Luckily, we have an amazing resource that can help us answer this question: the Gabinetto Vieusseux, a cultural institution founded in Florence in 1819 as a circulating library that catered to the interests of foreign residents and visitors by providing books, newspapers and journals in various European languages. During the 19th and 20th centuries, the Gabinetto also functioned as a landmark of Italian intellectual life, and today it continues to be one of the city’s major cultural institutions.
By comparing the Vieusseux’s First Supplement to the English Catalogue for the years between 1915 and 1926, the catalogue of its historical library, and the lists of 1920s bestsellers derived from Publishers Weekly, we can thus begin to surmise which novels were popular in Florence among its English-speaking readers.
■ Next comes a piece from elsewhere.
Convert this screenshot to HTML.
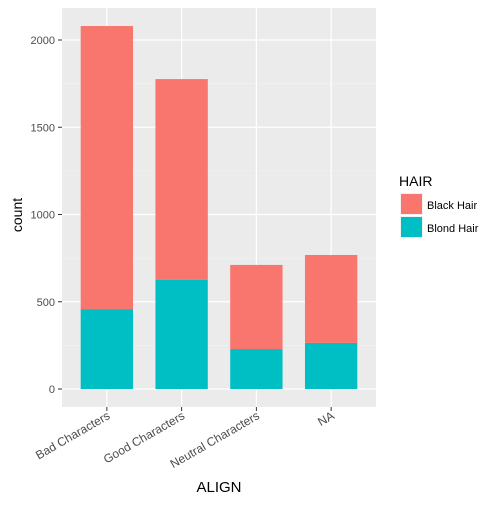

Did the Actons read these books? From the research conducted so far, out of the 40 novels listed by Publishers Weekly for the period between 1920 and 1924, 20 were available in the Vieusseux Library, 9 of which were also at Villa La Pietra. Interestingly, the 20 bestsellers that were not at the Vieusseux were also not part of the La Pietra collection. These data suggest that during the early Twenties the Actons were significantly attuned to the literary tastes of the Anglo-Florentine community with respect to bestselling fiction. Further support comes from the presence of two Vieusseux catalogues in the La Pietra Library–the Catalogue of the English books (1819-1915) and the G.P. Vieusseux’s reading rooms and circulating library; catalogue of the English books (1896).